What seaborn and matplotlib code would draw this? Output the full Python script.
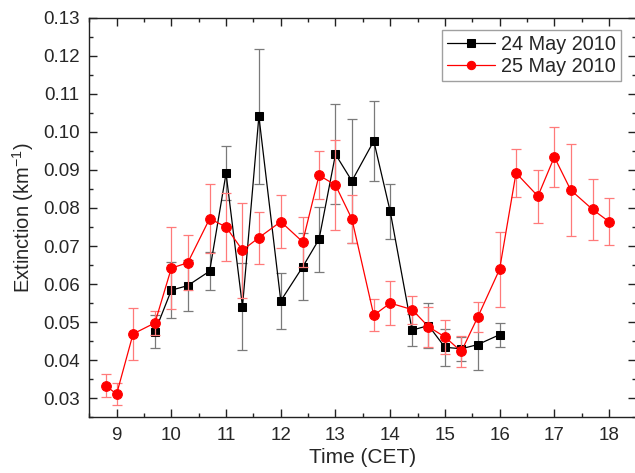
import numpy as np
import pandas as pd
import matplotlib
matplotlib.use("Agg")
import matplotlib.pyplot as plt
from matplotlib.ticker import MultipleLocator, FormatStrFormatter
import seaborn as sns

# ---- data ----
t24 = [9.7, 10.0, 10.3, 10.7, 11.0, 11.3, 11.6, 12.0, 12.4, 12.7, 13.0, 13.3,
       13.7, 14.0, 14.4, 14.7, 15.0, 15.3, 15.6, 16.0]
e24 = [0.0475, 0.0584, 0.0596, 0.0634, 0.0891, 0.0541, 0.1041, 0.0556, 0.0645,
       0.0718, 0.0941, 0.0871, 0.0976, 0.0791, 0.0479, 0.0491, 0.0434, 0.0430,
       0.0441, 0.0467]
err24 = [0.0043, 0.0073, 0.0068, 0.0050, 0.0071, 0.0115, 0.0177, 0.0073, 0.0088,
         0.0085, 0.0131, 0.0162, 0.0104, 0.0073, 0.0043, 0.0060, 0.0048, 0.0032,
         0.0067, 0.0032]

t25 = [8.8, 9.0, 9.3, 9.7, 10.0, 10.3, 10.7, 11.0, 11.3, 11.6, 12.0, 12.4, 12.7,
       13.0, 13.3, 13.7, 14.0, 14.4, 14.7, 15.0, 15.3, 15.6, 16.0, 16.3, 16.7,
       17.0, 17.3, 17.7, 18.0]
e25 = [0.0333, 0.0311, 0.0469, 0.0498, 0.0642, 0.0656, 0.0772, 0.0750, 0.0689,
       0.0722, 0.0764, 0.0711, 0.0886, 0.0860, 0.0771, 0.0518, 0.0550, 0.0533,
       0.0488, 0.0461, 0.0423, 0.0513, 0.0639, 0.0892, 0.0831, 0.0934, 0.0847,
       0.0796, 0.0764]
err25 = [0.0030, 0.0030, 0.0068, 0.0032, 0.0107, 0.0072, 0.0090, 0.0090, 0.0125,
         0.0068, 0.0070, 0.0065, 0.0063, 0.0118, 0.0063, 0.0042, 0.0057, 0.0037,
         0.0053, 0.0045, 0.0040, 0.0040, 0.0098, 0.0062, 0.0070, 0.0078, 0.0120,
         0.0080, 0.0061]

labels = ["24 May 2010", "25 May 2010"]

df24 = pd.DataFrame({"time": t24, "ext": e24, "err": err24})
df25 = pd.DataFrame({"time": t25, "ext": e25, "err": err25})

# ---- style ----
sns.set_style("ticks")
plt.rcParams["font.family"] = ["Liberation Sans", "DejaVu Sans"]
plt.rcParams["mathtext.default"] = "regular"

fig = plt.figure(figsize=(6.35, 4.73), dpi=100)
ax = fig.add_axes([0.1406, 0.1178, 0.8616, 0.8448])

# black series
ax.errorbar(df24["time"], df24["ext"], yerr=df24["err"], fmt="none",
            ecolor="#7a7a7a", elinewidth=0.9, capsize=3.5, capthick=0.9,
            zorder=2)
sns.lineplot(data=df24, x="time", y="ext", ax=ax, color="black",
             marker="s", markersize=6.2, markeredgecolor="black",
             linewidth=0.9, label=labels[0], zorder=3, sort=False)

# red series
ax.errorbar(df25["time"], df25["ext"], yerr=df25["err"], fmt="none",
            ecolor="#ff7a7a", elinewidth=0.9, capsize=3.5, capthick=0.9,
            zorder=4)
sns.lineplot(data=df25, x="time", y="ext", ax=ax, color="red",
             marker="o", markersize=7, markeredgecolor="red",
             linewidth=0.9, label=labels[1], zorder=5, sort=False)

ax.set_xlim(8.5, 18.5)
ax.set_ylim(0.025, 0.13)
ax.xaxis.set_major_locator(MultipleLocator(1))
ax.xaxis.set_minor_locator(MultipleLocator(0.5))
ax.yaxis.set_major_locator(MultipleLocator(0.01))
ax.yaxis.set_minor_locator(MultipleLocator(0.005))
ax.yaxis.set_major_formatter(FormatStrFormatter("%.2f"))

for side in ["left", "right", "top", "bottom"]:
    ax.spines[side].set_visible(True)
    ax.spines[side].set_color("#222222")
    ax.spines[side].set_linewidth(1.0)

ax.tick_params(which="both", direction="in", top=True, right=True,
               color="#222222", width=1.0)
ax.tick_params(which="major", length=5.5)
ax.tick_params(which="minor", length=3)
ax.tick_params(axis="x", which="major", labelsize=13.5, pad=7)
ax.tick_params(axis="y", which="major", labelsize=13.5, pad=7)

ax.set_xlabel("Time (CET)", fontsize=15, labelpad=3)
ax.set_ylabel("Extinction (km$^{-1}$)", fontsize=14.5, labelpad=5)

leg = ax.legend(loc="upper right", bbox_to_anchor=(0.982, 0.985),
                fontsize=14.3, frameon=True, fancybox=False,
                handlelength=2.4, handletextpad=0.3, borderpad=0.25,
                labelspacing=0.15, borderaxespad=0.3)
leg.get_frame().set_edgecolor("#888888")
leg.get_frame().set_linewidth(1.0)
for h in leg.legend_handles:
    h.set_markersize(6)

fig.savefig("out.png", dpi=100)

### What this task involves
From the top of the listing above, repeat each line exactly until you reach the line containing "import seaborn as sns", and repeat that one too. Leave the pictures out.

### Written solution
What seaborn and matplotlib code would draw this? Output the full Python script.
import numpy as np
import pandas as pd
import matplotlib
matplotlib.use("Agg")
import matplotlib.pyplot as plt
from matplotlib.ticker import MultipleLocator, FormatStrFormatter
import seaborn as sns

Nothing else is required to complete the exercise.